Mr. Arscott further encouraged Jamaicans to pay more attention to their surroundings and to work together to keep their communities free of litter.

“We are looking at more stringent measures in terms of the littering in the streets. We are going to have to increase the fines, because many times people discard bottles and other things wilfully,” he said.

The project is being led by the Kingston and St. Andrew Corporation, in collaboration with Canadian company, Turtle Island; Small Business Association of Jamaica; Jamaica Business Development Corporation; Ministry of Industry, Investment and Commerce; the Social Development Commission and Caribbean Local Economic Development Project (CARILED).
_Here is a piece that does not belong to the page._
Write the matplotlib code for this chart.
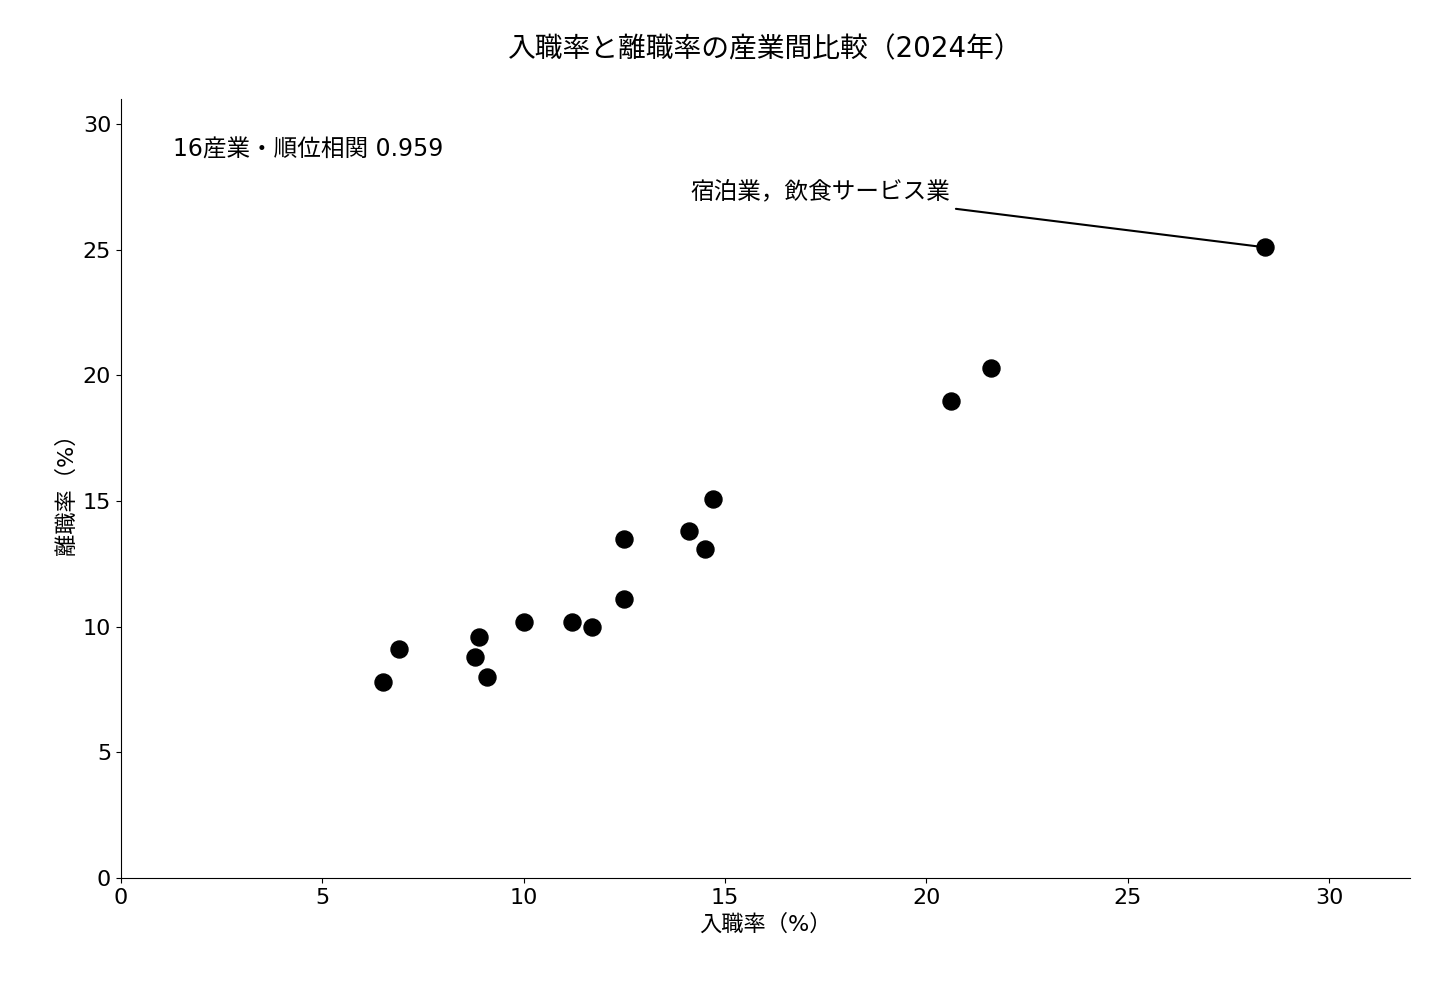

Mr. Arscott informed that so far, Turtle Island has contributed  $12 million to the project, while CARILED has provided funding support of $8.5 million.

“This project would not have advanced without the access to capital provided by Turtle Island and CARILED,” he noted.

For his part, Minister of Industry, Investment and Commerce and Member of Parliament for  the area,  Hon. Anthony Hylton, said the programme is a significant start towards the development of the community of Riverton into a thriving recycling centre.

“In the development plans that we have for Riverton and the division of Seaview Gardens, we had long recognised the tremendous possibility for Riverton as a recycling centre,” he added.

Mr. Hylton said it has long been recognised that the recycling business is big business, as it has completely eliminated the idea of waste, noting that almost anything can be recycled and reused.

Mayor of Kingston, Senator Angela Brown Burke, said the project is geared at transforming the lives of members of the Riverton community through gainful employment and local economic development.

She said for the project to be successful, it must be driven by the efforts of community members. “And so, what we stand ready to do is to see how we can help the individuals involved to broaden their market,” she added.

Mrs. Brown Burke said the aim is to expand outside the community of Riverton Meadows and to encourage individuals across the island to become a part of the project.

She noted that persons can contribute to the project by providing plastic bottles for recycling. It is estimated that suppliers can earn about $8,000 to $10,000 a week.

Canadian High Commissioner to Jamaica, His Excellency Robert Ready, said the Canadian Government is pleased to be a part of such a worthwhile project.

“This will result in increased employment and better quality of life in the targeted communities. At the same time, this project will eliminate unsightly plastic garbage from the local environment,” he noted.

Mr. Ready said the programme will also gain from the expertise of Canadian recycling partner, Turtle Island. The company is providing technical assistance to the project and is also a buyer for Riverton recycling.